Les Palmes d'Or font rarement l'unanimité. Ce fut le cas cette année avec Triangle of Sadness, une comédie cinglante qui pourrait paraître brillante ou grossière selon les appétits.
Elle est issue de l'imaginaire tordu de Ruben Östlund, dont le précédent film The Square avait également remporté la Palme d'Or en 2017. Son obsession est de cumuler les malaises jusqu'à rendre le spectateur inconfortable, ne sachant pas trop s'il doit hurler de rire ou trembler d'effroi. Le cinéaste suédois remet ça avec sa nouvelle missive qui n'épargne rien ni personne. Le long métrage, séparé en trois chapitres de genres différents et de durées variables, va du micro au macro dans sa façon de matérialiser tous les maux de la société.
Le récit débute en force en ébranlant les fondements du couple, rappelant la charge de Force majeure qui avait révélé le cinéaste à l'échelle internationale. L'argent sépare de plus en plus un mannequin (Harris Dickinson, en belle forme après plusieurs rôles oubliables) et une influenceuse (la regrettée Charlbi Dean), offrant au passage de nombreuses engueulades assassines que n'auraient pas reniées Ingmar Bergman. Le ton verbeux assoit des visions contrastées du bonheur superficiel, alors que les champs-contrechamps isolent les êtres dans leur solitude.
Puis ce duo est transporté sur un yacht de luxe, peuplé de bourgeois insupportables qui ne pensent qu'à s'amuser et à se faire servir. La lutte des classes peut commencer, ce qui donne des séquences désopilantes, dont une séance de vomi qui n'a rien à envier à celle de La grande bouffe. L'ensemble plutôt inégal se dégonfle quelque peu à mi-chemin et la qualité des gags ne fait pas dans la demi-mesure (la confrontation entre le capitalisme et le socialisme laisse sur sa faim), ce qui n'empêche pas le scénario de convier l'esprit de Luis Bunuel.
Le tout se termine un peu à la façon de Lord of the Flies, alors que de nouveaux rôles sociaux seront à établir entre les riches et les pauvres. Cette dernière partie, plus longue et moins convaincante que les précédentes, est sans doute le talon d'Achille de la production, tant cette façon de réimaginer le vivre ensemble sent le déjà-vu.
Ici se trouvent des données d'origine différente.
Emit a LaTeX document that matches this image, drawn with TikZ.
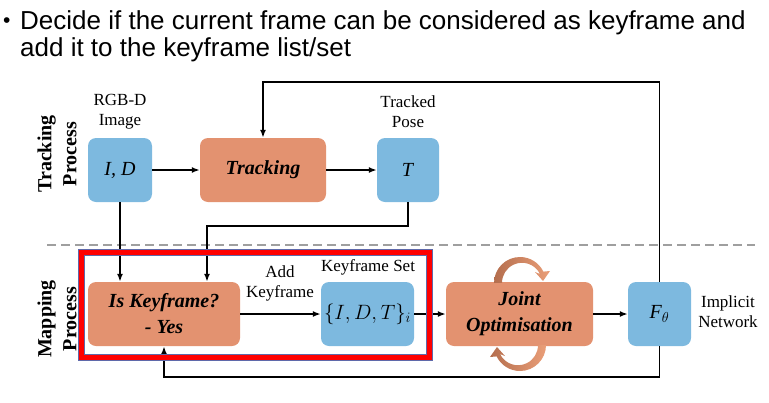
\documentclass[tikz,border=0pt]{standalone}
\usepackage{fontspec}
\setmainfont{Liberation Serif}
\newfontfamily\titlefont{Liberation Sans}
\usetikzlibrary{arrows.meta,positioning}
\definecolor{boxorange}{RGB}{227,146,112}
\definecolor{boxblue}{RGB}{125,185,223}
\definecolor{arcdark}{RGB}{180,110,78}
\definecolor{arclight}{RGB}{234,158,120}
\definecolor{selblue}{RGB}{95,105,170}
\tikzset{
  bluebox/.style={fill=boxblue, rounded corners=8pt, minimum height=64pt, inner sep=0pt,
    font=\fontsize{20}{24}\selectfont},
  orangebox/.style={fill=boxorange, rounded corners=8pt, minimum height=64pt, inner sep=0pt,
    align=center, font=\fontsize{20}{26}\selectfont\bfseries\itshape},
  lbl/.style={inner sep=0pt, align=center, font=\fontsize{17}{20}\selectfont},
  side/.style={inner sep=0pt, align=center, rotate=90, font=\fontsize{20}{25}\selectfont\bfseries},
  arr/.style={-{Latex[length=8pt,width=6pt]}, line width=1.6pt},
}
\begin{document}
\begin{tikzpicture}[x=1pt,y=-1pt]  % ------ pixel grid, y down ------
  \useasboundingbox (0,0) rectangle (769,402);

  % title
  \node[anchor=base west, inner sep=0pt, font=\titlefont\fontsize{21}{21}\selectfont] (bullet) at (3,27.5) {•};
  \node[anchor=base west, inner sep=0pt, font=\titlefont\fontsize{26}{27}\selectfont] (title1) at (20,29)
    {Decide if the current frame can be considered as keyframe and};
  \node[anchor=base west, inner sep=0pt, font=\titlefont\fontsize{26}{27}\selectfont] (title2) at (20,56)
    {add it to the keyframe list/set};

  % tracking row
  \node[bluebox, minimum width=64pt]    (ID)  at (120,170) {\textit{I, D}};
  \node[orangebox, minimum width=126pt] (trk) at (263,170) {Tracking};
  \node[bluebox, minimum width=62pt]    (T)   at (408,170) {\textit{T}};
  \node[lbl] (rgbd)   at (120,112) {RGB-D\\Image};
  \node[lbl] (tpose)  at (408,112) {Tracked\\Pose};
  \node[side] (trkproc) at (57,154) {Tracking\\Process};

  % mapping row
  \node[orangebox, minimum width=152pt] (kf)    at (164,314)   {Is Keyframe?\\- Yes};
  \node[bluebox, minimum width=93pt]    (kfs)   at (367.5,314) {$\{I, D, T\}_i$};
  \node[orangebox, minimum width=147pt] (joint) at (519.5,314) {Joint\\Optimisation};
  \node[bluebox, minimum width=63pt]    (F)     at (659.5,314) {\textit{F}$_\theta$};
  \node[lbl] (kfsl)   at (368,267) {Keyframe Set};
  \node[lbl] (addkf)  at (280,283) {Add\\Keyframe};
  \node[lbl] (implnet) at (728,312) {Implicit\\Network};
  \node[side] (mapproc) at (57,319) {Mapping\\Process};

  \coordinate (sepL) at (47,245);
  \coordinate (sepR) at (755,245);
  \draw[gray!75, line width=1.5pt, dash pattern=on 9pt off 5pt] (sepL) -- (sepR);

  \coordinate (bend)  at (207,226);
  \coordinate (fbtop) at (659.5,82);
  \coordinate (fbbot) at (659.5,377);

  \draw[arr] (ID.east) -- (trk.west);
  \draw[arr] (trk.east) -- (T.west);
  \draw[arr] (ID.south) -- (ID.south |- kf.north);
  \draw[arr] (T.south) |- (bend) -- (bend |- kf.north);
  \draw[arr] (kf.east) -- (kfs.west);
  \draw[arr] (kfs.east) -- (joint.west);
  \draw[arr] (joint.east) -- (F.west);
  \draw[arr] (F.north) -- (fbtop) -| (trk.north);
  \draw[arr] (F.south) -- (fbbot) -| (kf.south);

  % the two turning arrows round the optimisation
  \shade[left color=arcdark, right color=arclight]
    (494,283) arc[start angle=180, end angle=334, radius=26]
    -- (550,271) -- (543,281) -- (535,272) -- (540,274)
    arc[start angle=334, end angle=180, radius=20] -- cycle;
  \shade[left color=arcdark, right color=arclight, rotate around={180:(520,314)}]
    (494,283) arc[start angle=180, end angle=334, radius=26]
    -- (550,271) -- (543,281) -- (535,272) -- (540,274)
    arc[start angle=334, end angle=180, radius=20] -- cycle;

  % highlight
  \draw[red, line width=6pt] (81.3,251.7) rectangle (429.5,357.3);
  \draw[selblue, line width=0.4pt] (78.3,248.7) rectangle (432.5,360.3);
  \draw[selblue, line width=0.4pt] (84.3,254.7) rectangle (426.5,354.3);
\end{tikzpicture}
\end{document}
Il y a pourtant quelques idées saugrenues qui s'en dégagent, dont une finale à glacer le sang.
Adepte d'un cinéma libre et radical dont les influences vont des oeuvres tchèques des années 1960 aux classiques de Lina Wertmüller et de Dusan Makavejev, Ruben Östlund s'en donne à coeur joie dans ce projet iconoclaste et cynique à souhait, qui surprend par la férocité de ses dialogues et la virulence de ses situations. Ne débute-t-il pas en lançant de la peinture sur des corps « parfaits » afin d'annoncer son processus de destruction des règles établies?
Évidemment, on pourra voir dans cet acte une satire politique inoffensive et faussement transgressive, qui s'attaque uniquement à des êtres antipathiques qui méritent leur sort. La charge, lourde et redondante, ne brille pas par sa subtilité et elle demeure très souvent en surface, incapable de s'extirper de la farce facile et simpliste. On est loin, à ce chapitre, de la grande subtilité d'un Parasite. Le cinéaste veut décidément provoquer et il y arrive, sans pour autant égaler ses héros que sont Michael Haneke et Lars von Trier.
Difficile de ne pas sortir de Triangle of Sadness avec un large sourire tant le film envoie tout promener avec un malin plaisir, faisant rimer utopie avec vomi. Bien qu'imparfaite, la création n'en demeure pas moins jubilatoire, s'avérant une des comédies les plus marquantes de l'année.